>>

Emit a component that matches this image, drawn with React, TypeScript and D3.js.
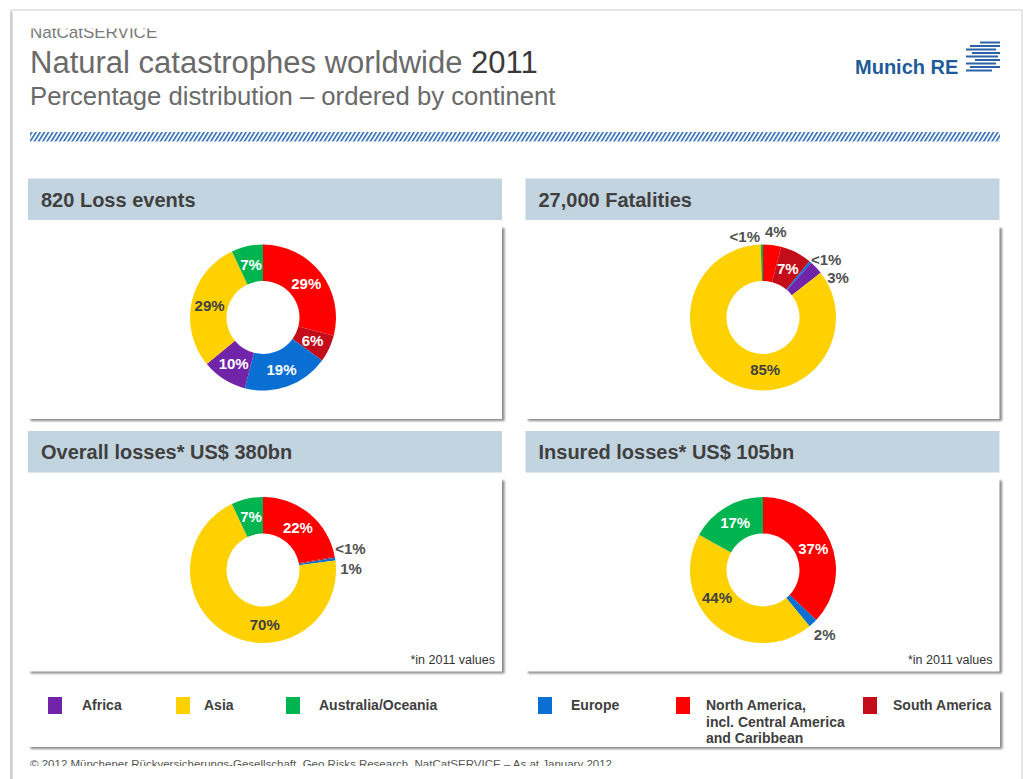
import React from "react";
import * as d3 from "d3";

// ---------- DATA ----------
// Slice order (clockwise from 12 o'clock)
const sliceOrder = ["North America", "South America", "Europe", "Africa", "Asia", "Australia/Oceania"];

const lossEvents = [29, 6, 19, 10, 29, 7];
const lossEventsLabels = ["29%", "6%", "19%", "10%", "29%", "7%"];

const fatalities = [4, 7, 0.5, 3, 85, 0.5];
const fatalitiesLabels = ["4%", "7%", "<1%", "3%", "85%", "<1%"];

const overallLosses = [22, 0.3, 0.6, 0, 70, 7];
const overallLossesLabels = ["22%", "<1%", "1%", "", "70%", "7%"];

const insuredLosses = [37, 0, 2, 0, 44, 17];
const insuredLossesLabels = ["37%", "", "2%", "", "44%", "17%"];

const panelTitles = ["820 Loss events", "27,000 Fatalities", "Overall losses* US$ 380bn", "Insured losses* US$ 105bn"];
const panelNotes = ["", "", "*in 2011 values", "*in 2011 values"];

const legendKeys = ["Africa", "Asia", "Australia/Oceania", "Europe", "North America", "South America"];
const legendLines = [
  ["Africa"],
  ["Asia"],
  ["Australia/Oceania"],
  ["Europe"],
  ["North America,", "incl. Central America", "and Caribbean"],
  ["South America"],
];

// ---------- STYLE / LAYOUT ----------
const W = 1025;
const H = 779;
const FONT = "'Liberation Sans', Arial, Helvetica, sans-serif";

const colors: Record<string, string> = {
  "North America": "#ff0000",
  "South America": "#c40d1a",
  Europe: "#0a6fd2",
  Africa: "#7124a8",
  Asia: "#ffd100",
  "Australia/Oceania": "#00b44f",
};

const panels = [
  { x: 28, y: 178.5, w: 474 },
  { x: 525.5, y: 178.5, w: 474 },
  { x: 28, y: 431, w: 474 },
  { x: 525.5, y: 431, w: 474 },
];
const HEADER_H = 41.5;
const BODY_H = 199;

// label placement overrides: [angleDeg, radius, outside]
type Place = { a: number; r: number; out: boolean };
const placements: Record<number, Record<number, Place>> = {
  1: {
    0: { a: 8.5, r: 87, out: true },
    2: { a: 47.3, r: 86, out: true },
    3: { a: 62, r: 85, out: true },
    4: { a: 177.6, r: 52, out: false },
    5: { a: 347.4, r: 83.5, out: true },
  },
  2: {
    1: { a: 76.1, r: 90, out: true },
    2: { a: 89.3, r: 88, out: true },
    4: { a: 178.2, r: 55, out: false },
  },
  3: {
    2: { a: 136.3, r: 89.3, out: true },
    4: { a: 239.4, r: 53.4, out: false },
  },
};

const datasets = [
  { values: lossEvents, labels: lossEventsLabels },
  { values: fatalities, labels: fatalitiesLabels },
  { values: overallLosses, labels: overallLossesLabels },
  { values: insuredLosses, labels: insuredLossesLabels },
];

const legendLayout = [
  { sx: 48, tx: 82 },
  { sx: 176, tx: 204 },
  { sx: 286, tx: 319 },
  { sx: 538, tx: 571 },
  { sx: 676, tx: 706 },
  { sx: 863, tx: 893 },
];

const INNER = 36.5;
const OUTER = 73;

function Donut({ idx, cx, cy }: { idx: number; cx: number; cy: number }) {
  const { values, labels } = datasets[idx];
  const pie = d3
    .pie<number>()
    .sort(null)
    .value((d) => d);
  const arcs = pie(values);
  const arc = d3.arc<d3.PieArcDatum<number>>().innerRadius(INNER).outerRadius(OUTER);
  const over = placements[idx] || {};
  return (
    <g transform={`translate(${cx},${cy})`}>
      {arcs.map((a, i) =>
        a.value > 0 ? (
          <path key={"s" + i} d={arc(a) || ""} fill={colors[sliceOrder[i]]} />
        ) : null
      )}
      {arcs.map((a, i) => {
        const lab = labels[i];
        if (!lab) return null;
        let x: number, y: number, out = false;
        const p = over[i];
        if (p) {
          const rad = (p.a * Math.PI) / 180;
          x = p.r * Math.sin(rad);
          y = -p.r * Math.cos(rad);
          out = p.out;
        } else {
          [x, y] = arc.centroid(a);
        }
        const fill = out ? "#505050" : sliceOrder[i] === "Asia" ? "#404040" : "#ffffff";
        return (
          <text
            key={"l" + i}
            x={x}
            y={y}
            textAnchor="middle"
            dominantBaseline="central"
            fontFamily={FONT}
            fontWeight="bold"
            fontSize={15}
            fill={fill}
          >
            {lab}
          </text>
        );
      })}
    </g>
  );
}

function Logo() {
  const stripes = [
    [980, 1000, 42.5],
    [970, 1000, 46],
    [966, 996, 49.5],
    [972, 1000, 53],
    [966, 998, 56.5],
    [975, 1000, 60],
    [966, 996, 63.5],
    [970, 1000, 67],
    [966, 992, 70.5],
  ];
  return (
    <g>
      <text x={855} y={73.5} fontFamily={FONT} fontWeight="bold" fontSize={20} fill="#1f5b9a">
        Munich RE
      </text>
      {stripes.map((s, i) => (
        <rect key={i} x={s[0]} y={s[2] - 1} width={s[1] - s[0]} height={2} fill="#2c63a6" />
      ))}
    </g>
  );
}

export default function App() {
  return (
    <svg
      width={W}
      height={H}
      viewBox={`0 0 ${W} ${H}`}
      style={{ position: "absolute", left: 0, top: 0, background: "#fff" }}
    >
      <defs>
        <pattern
          id="hatch"
          width={4.2}
          height={10}
          patternUnits="userSpaceOnUse"
          patternTransform="skewX(-32)"
        >
          <rect x={0} y={0} width={2} height={10} fill="#3a74ba" />
        </pattern>
        <filter id="blur" x="-5%" y="-5%" width="110%" height="110%">
          <feGaussianBlur stdDeviation={1.2} />
        </filter>
        <clipPath id="cardClip">
          <rect x={0} y={28.5} width={W} height={766 - 28.5} />
        </clipPath>
      </defs>

      <rect x={0} y={0} width={W} height={H} fill="#ffffff" />
      {/* card border */}
      <rect x={11} y={10} width={1011} height={H} fill="#ffffff" stroke="#cfcfcf" strokeWidth={1} />
      <rect x={10.5} y={12} width={2} height={H} fill="#b8b8b8" filter="url(#blur)" />

      <g clipPath="url(#cardClip)">
        <text x={30} y={37.5} fontFamily={FONT} fontSize={17} fill="#7a7a7a">
          NatCatSERVICE
        </text>
        <text x={30} y={73} fontFamily={FONT} fontSize={31} fill="#6a6a6a">
          Natural catastrophes worldwide <tspan fill="#3a3a3a">2011</tspan>
        </text>
        <text x={30} y={104.5} fontFamily={FONT} fontSize={25.7} fill="#6a6a6a">
          Percentage distribution – ordered by continent
        </text>
        <Logo />
        <rect x={30} y={132} width={970} height={9.5} fill="url(#hatch)" />

        {panels.map((p, i) => {
          const bodyTop = p.y + HEADER_H;
          return (
            <g key={i}>
              <rect
                x={p.x + 2.5}
                y={bodyTop + 8}
                width={p.w}
                height={BODY_H - 6}
                fill="#8a8a8a"
                filter="url(#blur)"
              />
              <rect x={p.x} y={bodyTop} width={p.w} height={BODY_H} fill="#ffffff" />
              <rect x={p.x} y={p.y} width={p.w} height={HEADER_H} fill="#c2d4df" />
              <text
                x={p.x + 13}
                y={p.y + 28}
                fontFamily={FONT}
                fontWeight="bold"
                fontSize={20}
                fill="#404040"
              >
                {panelTitles[i]}
              </text>
              {panelNotes[i] ? (
                <text
                  x={p.x + p.w - 7}
                  y={bodyTop + BODY_H - 8}
                  textAnchor="end"
                  fontFamily={FONT}
                  fontSize={12.5}
                  fill="#333"
                >
                  {panelNotes[i]}
                </text>
              ) : null}
              <Donut idx={i} cx={p.x + p.w / 2 + (i % 2 === 0 ? -2 : 0.5)} cy={p.y + 139} />
            </g>
          );
        })}

        {/* legend */}
        <rect x={30.5} y={692} width={972} height={57} fill="#8a8a8a" filter="url(#blur)" />
        <rect x={28} y={685} width={972} height={62} fill="#ffffff" />
        {legendKeys.map((k, i) => (
          <g key={k}>
            <rect x={legendLayout[i].sx} y={697} width={14} height={17} fill={colors[k]} />
            {legendLines[i].map((line, j) => (
              <text
                key={j}
                x={legendLayout[i].tx}
                y={710 + j * 16.5}
                fontFamily={FONT}
                fontWeight="bold"
                fontSize={14}
                fill="#404040"
              >
                {line}
              </text>
            ))}
          </g>
        ))}

        <text x={30} y={768} fontFamily={FONT} fontSize={11.5} fill="#555" textLength={582} lengthAdjust="spacingAndGlyphs">
          © 2012 Münchener Rückversicherungs-Gesellschaft, Geo Risks Research, NatCatSERVICE – As at January 2012
        </text>
      </g>
    </svg>
  );
}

<<

▸ Job: Reproduce only the lines from the beginning of the data through the line that contains "const BODY_H = 199;", both included, and please drop the pictures.

▸ Written reply:
Emit a component that matches this image, drawn with React, TypeScript and D3.js.
import React from "react";
import * as d3 from "d3";

// ---------- DATA ----------
// Slice order (clockwise from 12 o'clock)
const sliceOrder = ["North America", "South America", "Europe", "Africa", "Asia", "Australia/Oceania"];

const lossEvents = [29, 6, 19, 10, 29, 7];
const lossEventsLabels = ["29%", "6%", "19%", "10%", "29%", "7%"];

const fatalities = [4, 7, 0.5, 3, 85, 0.5];
const fatalitiesLabels = ["4%", "7%", "<1%", "3%", "85%", "<1%"];

const overallLosses = [22, 0.3, 0.6, 0, 70, 7];
const overallLossesLabels = ["22%", "<1%", "1%", "", "70%", "7%"];

const insuredLosses = [37, 0, 2, 0, 44, 17];
const insuredLossesLabels = ["37%", "", "2%", "", "44%", "17%"];

const panelTitles = ["820 Loss events", "27,000 Fatalities", "Overall losses* US$ 380bn", "Insured losses* US$ 105bn"];
const panelNotes = ["", "", "*in 2011 values", "*in 2011 values"];

const legendKeys = ["Africa", "Asia", "Australia/Oceania", "Europe", "North America", "South America"];
const legendLines = [
  ["Africa"],
  ["Asia"],
  ["Australia/Oceania"],
  ["Europe"],
  ["North America,", "incl. Central America", "and Caribbean"],
  ["South America"],
];

// ---------- STYLE / LAYOUT ----------
const W = 1025;
const H = 779;
const FONT = "'Liberation Sans', Arial, Helvetica, sans-serif";

const colors: Record<string, string> = {
  "North America": "#ff0000",
  "South America": "#c40d1a",
  Europe: "#0a6fd2",
  Africa: "#7124a8",
  Asia: "#ffd100",
  "Australia/Oceania": "#00b44f",
};

const panels = [
  { x: 28, y: 178.5, w: 474 },
  { x: 525.5, y: 178.5, w: 474 },
  { x: 28, y: 431, w: 474 },
  { x: 525.5, y: 431, w: 474 },
];
const HEADER_H = 41.5;
const BODY_H = 199;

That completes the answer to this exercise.